Trump supporters have long touted the former president's impressive policy achievements as proof they were wise in supporting him and correct that an outsider could get results.
We've learned in the past few months who is running this country: the media, the social media oligarchy, cancel culture and leftist dark money being poured into the system. These forces have weaponized identity politics and empowered the Democratic Party to regain control and move this country leftward at warp speed, which means destroying prosperity and jobs.
Trump haters have been salivating for years over an opportunity to finally bring him crashing down in disgrace, and take his allegedly evil supporters along with him -- never to rise again and impede their progressive agenda.
They tried for Trump's entire term to overturn the results of the 2016 election. They engaged in a coordinated effort to undo what the voters had done, corrupting our security agencies and our government institutions to lead a soft, sophisticated coup that makes Jan. 6 look like amateur hour.
Recommended
With assists from the media and the rest of the leftist political and cultural establishment, these forces escaped accountability and proceed as cavalierly as ever, as if nothing ever happened. In a particularly in-your-face move, these bullies have designated one of the central players in the coup, Rep. Eric Swalwell, to be an impeachment manager in their post-term impeachment gambit.

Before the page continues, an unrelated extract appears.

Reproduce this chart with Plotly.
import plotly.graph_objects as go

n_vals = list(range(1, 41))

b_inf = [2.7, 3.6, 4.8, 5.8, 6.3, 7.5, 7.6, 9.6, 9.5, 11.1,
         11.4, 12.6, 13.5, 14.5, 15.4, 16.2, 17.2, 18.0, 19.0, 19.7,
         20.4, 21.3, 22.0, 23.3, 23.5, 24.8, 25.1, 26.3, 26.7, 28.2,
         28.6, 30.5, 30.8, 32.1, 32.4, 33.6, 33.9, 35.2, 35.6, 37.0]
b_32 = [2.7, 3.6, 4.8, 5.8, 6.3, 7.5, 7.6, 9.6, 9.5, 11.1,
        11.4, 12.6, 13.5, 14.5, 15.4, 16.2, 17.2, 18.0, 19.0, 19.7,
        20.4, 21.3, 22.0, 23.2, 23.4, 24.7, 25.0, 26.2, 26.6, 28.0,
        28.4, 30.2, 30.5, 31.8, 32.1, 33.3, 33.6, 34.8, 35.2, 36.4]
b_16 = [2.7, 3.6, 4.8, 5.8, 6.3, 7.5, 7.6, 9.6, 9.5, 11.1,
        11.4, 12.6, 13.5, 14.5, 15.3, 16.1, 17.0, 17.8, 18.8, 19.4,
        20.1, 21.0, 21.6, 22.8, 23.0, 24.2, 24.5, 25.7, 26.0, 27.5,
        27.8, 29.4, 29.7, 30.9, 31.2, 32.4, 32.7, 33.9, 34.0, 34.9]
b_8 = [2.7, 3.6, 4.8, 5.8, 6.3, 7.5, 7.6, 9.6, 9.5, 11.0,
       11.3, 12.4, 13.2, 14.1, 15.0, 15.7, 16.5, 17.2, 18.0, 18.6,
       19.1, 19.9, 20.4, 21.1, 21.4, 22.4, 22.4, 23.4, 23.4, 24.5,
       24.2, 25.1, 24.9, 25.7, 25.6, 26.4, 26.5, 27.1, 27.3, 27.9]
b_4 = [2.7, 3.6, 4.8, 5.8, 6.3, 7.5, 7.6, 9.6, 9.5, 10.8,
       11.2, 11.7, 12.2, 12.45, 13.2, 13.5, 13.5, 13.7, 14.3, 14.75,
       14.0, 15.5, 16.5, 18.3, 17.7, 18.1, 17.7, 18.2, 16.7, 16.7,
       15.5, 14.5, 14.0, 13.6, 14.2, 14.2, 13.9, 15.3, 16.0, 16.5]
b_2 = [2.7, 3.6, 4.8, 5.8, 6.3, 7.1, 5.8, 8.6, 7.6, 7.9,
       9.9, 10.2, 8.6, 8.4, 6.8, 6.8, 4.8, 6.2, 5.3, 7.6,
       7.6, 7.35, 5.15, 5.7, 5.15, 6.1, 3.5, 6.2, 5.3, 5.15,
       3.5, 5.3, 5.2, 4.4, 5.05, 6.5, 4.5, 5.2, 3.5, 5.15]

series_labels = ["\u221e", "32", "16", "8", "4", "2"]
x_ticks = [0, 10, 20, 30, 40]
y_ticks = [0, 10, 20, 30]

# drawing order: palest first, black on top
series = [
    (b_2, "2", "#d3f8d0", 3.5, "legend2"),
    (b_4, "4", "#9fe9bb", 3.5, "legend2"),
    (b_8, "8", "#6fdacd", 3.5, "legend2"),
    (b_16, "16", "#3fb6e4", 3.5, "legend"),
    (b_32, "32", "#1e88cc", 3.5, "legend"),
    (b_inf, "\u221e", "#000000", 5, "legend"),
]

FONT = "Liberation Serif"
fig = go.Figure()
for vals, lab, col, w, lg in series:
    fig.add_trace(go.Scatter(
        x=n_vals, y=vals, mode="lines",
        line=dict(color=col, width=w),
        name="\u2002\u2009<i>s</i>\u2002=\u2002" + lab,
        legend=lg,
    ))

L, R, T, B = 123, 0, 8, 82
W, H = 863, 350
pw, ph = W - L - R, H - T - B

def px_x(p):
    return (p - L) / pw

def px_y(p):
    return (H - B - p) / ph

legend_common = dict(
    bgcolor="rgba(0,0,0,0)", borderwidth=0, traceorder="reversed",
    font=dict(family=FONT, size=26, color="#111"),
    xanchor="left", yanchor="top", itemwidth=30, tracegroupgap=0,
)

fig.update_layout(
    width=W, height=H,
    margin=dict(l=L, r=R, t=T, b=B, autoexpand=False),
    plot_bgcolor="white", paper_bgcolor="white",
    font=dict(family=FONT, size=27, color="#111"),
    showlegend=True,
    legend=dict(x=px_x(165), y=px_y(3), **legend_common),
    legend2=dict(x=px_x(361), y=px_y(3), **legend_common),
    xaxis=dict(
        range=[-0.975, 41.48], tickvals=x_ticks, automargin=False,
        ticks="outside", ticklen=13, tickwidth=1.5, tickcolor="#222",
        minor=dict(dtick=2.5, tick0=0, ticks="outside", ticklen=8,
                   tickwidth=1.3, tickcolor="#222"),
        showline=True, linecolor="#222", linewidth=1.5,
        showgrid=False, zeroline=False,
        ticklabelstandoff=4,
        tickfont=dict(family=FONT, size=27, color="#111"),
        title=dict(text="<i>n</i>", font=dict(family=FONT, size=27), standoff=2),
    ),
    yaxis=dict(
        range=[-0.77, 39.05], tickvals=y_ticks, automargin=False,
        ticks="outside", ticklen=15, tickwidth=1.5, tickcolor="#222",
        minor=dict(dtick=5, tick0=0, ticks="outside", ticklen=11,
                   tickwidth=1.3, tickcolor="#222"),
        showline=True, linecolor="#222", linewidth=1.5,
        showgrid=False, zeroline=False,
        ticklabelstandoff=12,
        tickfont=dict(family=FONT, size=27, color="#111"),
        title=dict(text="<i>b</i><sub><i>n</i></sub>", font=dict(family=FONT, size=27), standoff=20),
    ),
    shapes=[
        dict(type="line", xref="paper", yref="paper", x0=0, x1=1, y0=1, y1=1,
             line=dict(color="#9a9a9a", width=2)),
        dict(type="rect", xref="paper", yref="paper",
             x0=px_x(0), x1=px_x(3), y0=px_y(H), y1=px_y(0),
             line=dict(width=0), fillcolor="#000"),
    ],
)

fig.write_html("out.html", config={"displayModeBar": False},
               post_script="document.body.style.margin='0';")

This Trump-hating cabal is convinced it finally hit pay dirt with the events of Jan. 6. With ferocious intensity, they're pushing the narrative that Trump himself incited an insurrection to violently overturn the government.
Feel free to debate Trump's culpability in all this (and ignore his express words calling for a peaceful march), but you should take a moment to reflect on this bad-faith attempt to tie rank-and-file Trump supporters to this event and viciously depict all of them as radical white supremacists.

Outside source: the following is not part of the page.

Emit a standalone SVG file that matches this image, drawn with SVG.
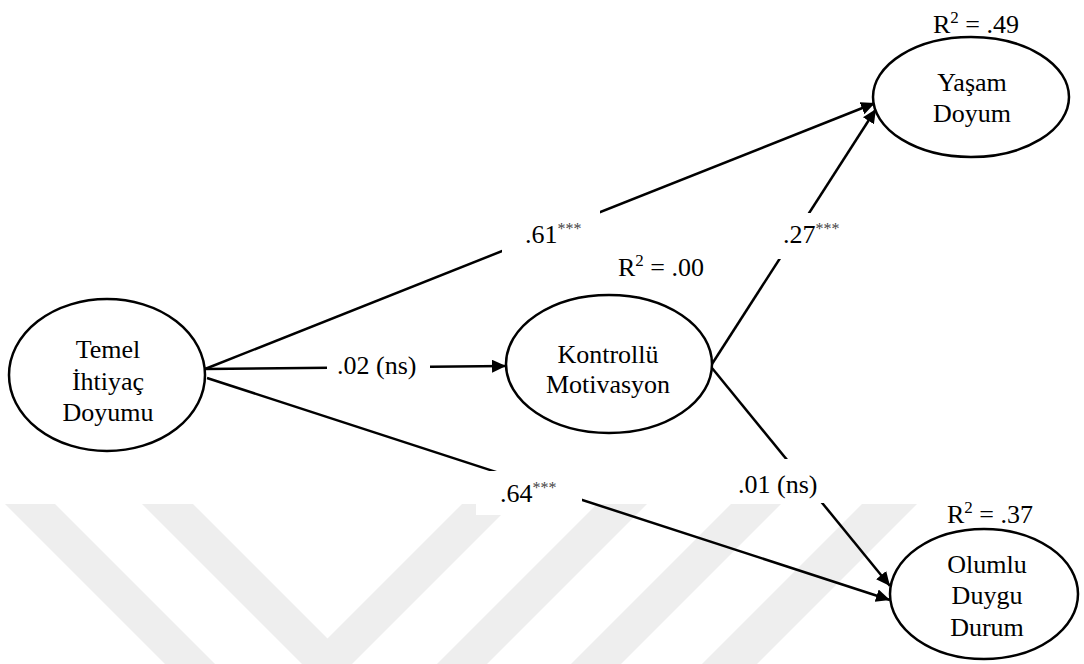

The overwhelming majority of Trump supporters have consistently condemned violence no matter the source. They did not and would not support the storming of the Capitol. No matter how vociferously the left claims otherwise, the millions of Trump supporters are still America-loving, Constitution-respecting, rule of law-advocating patriots. Despite the left's best efforts, Jan. 6 does not discredit Trump supporters. This is not merely a technical point, because Trump haters want to vilify all of us both as a matter of pride and to render us impotent as a political movement.

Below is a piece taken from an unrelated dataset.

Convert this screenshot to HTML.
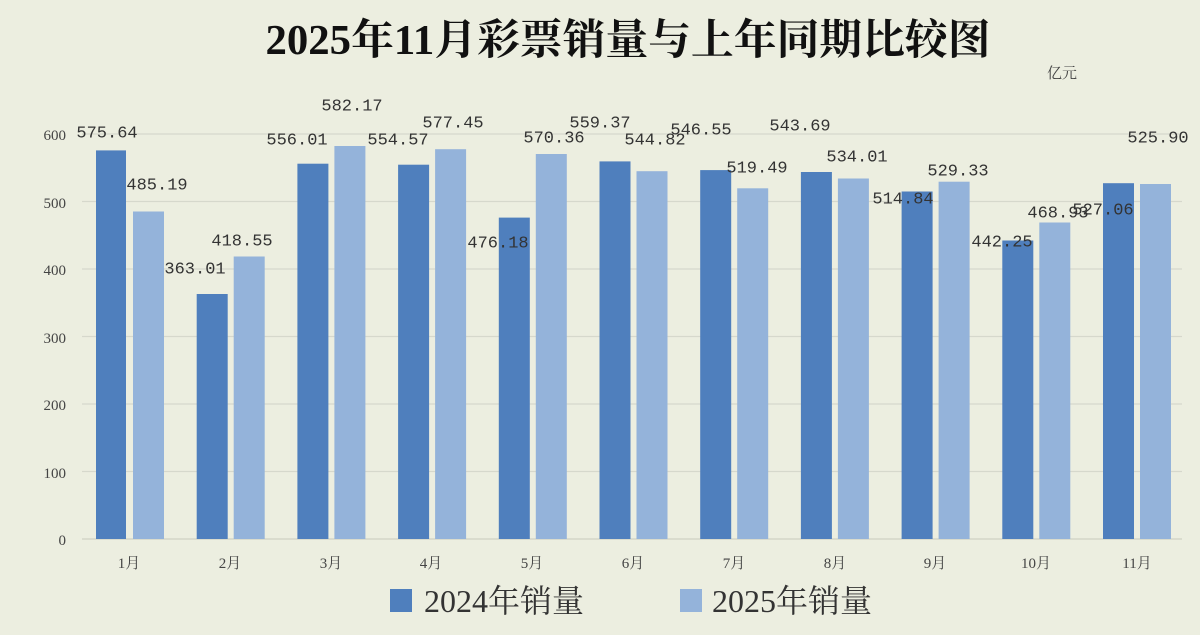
<!DOCTYPE html>
<html><head><meta charset="utf-8"><style>
body{margin:0;background:#eceee0;}
svg{display:block}
.t{font-family:"Liberation Serif","Noto Serif CJK SC",serif;}
.l{font-family:"Liberation Mono","Noto Serif CJK SC",monospace;font-size:17px;fill:#333;text-anchor:middle;dominant-baseline:central}
.ax{font-family:"Liberation Serif","Noto Serif CJK SC",serif;font-size:15px;fill:#444;}
</style></head><body>
<svg width="1200" height="635" viewBox="0 0 1200 635">
<rect width="1200" height="635" fill="#eceee0"/>
<text class="t" x="628" y="54" font-size="42" font-weight="bold" text-anchor="middle" fill="#111" textLength="725" lengthAdjust="spacingAndGlyphs">2025年11月彩票销量与上年同期比较图</text>
<text class="ax" x="1062" y="78" text-anchor="middle" font-size="16">亿元</text>
<g stroke="#d6d8cc" stroke-width="1.3">
<line x1="82" x2="1182" y1="134" y2="134"/><line x1="82" x2="1182" y1="201.5" y2="201.5"/>
<line x1="82" x2="1182" y1="269" y2="269"/><line x1="82" x2="1182" y1="336.5" y2="336.5"/>
<line x1="82" x2="1182" y1="404" y2="404"/><line x1="82" x2="1182" y1="471.5" y2="471.5"/>
<line x1="82" x2="1182" y1="539" y2="539" stroke="#cfd1c4"/>
</g>
<g class="ax" text-anchor="end" font-size="18">
<text x="66" y="140">600</text><text x="66" y="208">500</text><text x="66" y="275">400</text>
<text x="66" y="343">300</text><text x="66" y="410">200</text><text x="66" y="478">100</text><text x="66" y="545">0</text>
</g>
<g fill="#4f7fbd">
<rect x="96" y="150.4" width="30" height="388.6"/>
<rect x="196.7" y="294" width="31" height="245"/>
<rect x="297.4" y="163.7" width="31" height="375.3"/>
<rect x="398.1" y="164.7" width="31" height="374.3"/>
<rect x="498.8" y="217.6" width="31" height="321.4"/>
<rect x="599.5" y="161.4" width="31" height="377.6"/>
<rect x="700.2" y="170.1" width="31" height="368.9"/>
<rect x="800.9" y="172" width="31" height="367"/>
<rect x="901.6" y="191.5" width="31" height="347.5"/>
<rect x="1002.3" y="240.5" width="31" height="298.5"/>
<rect x="1103" y="183.2" width="31" height="355.8"/>
</g>
<g fill="#94b3da">
<rect x="133" y="211.5" width="31" height="327.5"/>
<rect x="233.7" y="256.5" width="31" height="282.5"/>
<rect x="334.4" y="146" width="31" height="393"/>
<rect x="435.1" y="149.2" width="31" height="389.8"/>
<rect x="535.8" y="154" width="31" height="385"/>
<rect x="636.5" y="171.2" width="31" height="367.8"/>
<rect x="737.2" y="188.3" width="31" height="350.7"/>
<rect x="837.9" y="178.5" width="31" height="360.5"/>
<rect x="938.6" y="181.7" width="31" height="357.3"/>
<rect x="1039.3" y="222.5" width="31" height="316.5"/>
<rect x="1140" y="184" width="31" height="355"/>
</g>
<g class="l">
<text x="107" y="134">575.64</text><text x="157" y="186">485.19</text>
<text x="195" y="270">363.01</text><text x="242" y="242">418.55</text>
<text x="297" y="141">556.01</text><text x="352" y="107">582.17</text>
<text x="398" y="141">554.57</text><text x="453" y="124">577.45</text>
<text x="498" y="244">476.18</text><text x="554" y="139">570.36</text>
<text x="600" y="124">559.37</text><text x="655" y="141">544.82</text>
<text x="701" y="131">546.55</text><text x="757" y="169">519.49</text>
<text x="800" y="127">543.69</text><text x="857" y="158">534.01</text>
<text x="903" y="200">514.84</text><text x="958" y="172">529.33</text>
<text x="1002" y="243">442.25</text><text x="1058" y="214">468.93</text>
<text x="1103" y="211">527.06</text><text x="1158" y="139">525.90</text>
</g>
<g class="ax" text-anchor="middle" font-size="16">
<text x="129" y="568">1月</text><text x="230" y="568">2月</text><text x="331" y="568">3月</text>
<text x="431" y="568">4月</text><text x="532" y="568">5月</text><text x="633" y="568">6月</text>
<text x="734" y="568">7月</text><text x="835" y="568">8月</text><text x="935" y="568">9月</text>
<text x="1036" y="568">10月</text><text x="1137" y="568">11月</text>
</g>
<rect x="390" y="589" width="22" height="23" fill="#4f7fbd"/>
<text class="t" x="424" y="612" font-size="32" fill="#333">2024年销量</text>
<rect x="680" y="589" width="22" height="23" fill="#94b3da"/>
<text class="t" x="712" y="612" font-size="32" fill="#333">2025年销量</text>
</svg>
</body></html>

As part of this, they seek to malign the millions of Christian Trump supporters as having sold their souls and betrayed their faith. Certain prominent Trump haters have viciously and personally denounced the Christian right. Meanwhile, they have little to say of Biden's already unveiled leftist extremism and his dedication to a godless, pro-death agenda.
These Trump-loathing Christian bashers speciously complain about our poor witness for having supported Trump. But what of their own witness in categorically slandering Christian Trump supporters who, in good conscience, supported him for the good of the nation -- and still have no apologies for doing so, especially considering the undeniable alternative?
In his recent piece, New York Times columnist Thomas Edsall cites the book "Taking America Back for God," by college professors Andrew Whitehead and Samuel Perry, who describe Christian nationalism as including "assumptions of nativism, white supremacy, patriarchy and heteronormativity, along with divine sanction for authoritarian control and militarism."
Edsall cites another recent book, "The Power Worshippers: Inside the Dangerous Rise of Religious Nationalism," by Katherine Stewart, in which she describes the Christian right as "a political movement" and says "its ultimate goal is power. It does not seek to add another voice to America's pluralistic democracy, but to replace our foundational democratic principles and institutions with a state grounded on a particular version of Christianity."
According to Perry, "The Capitol insurrection was as Christian nationalist as it gets." Perry points to "the use of sacred symbols during the insurrection such as the cross, Christian flag, Jesus saves sign, etc." and "the language of the prayers offered by the insurrectionists," presumably to show all Christian Trump supporters are white revolutionary anarchists.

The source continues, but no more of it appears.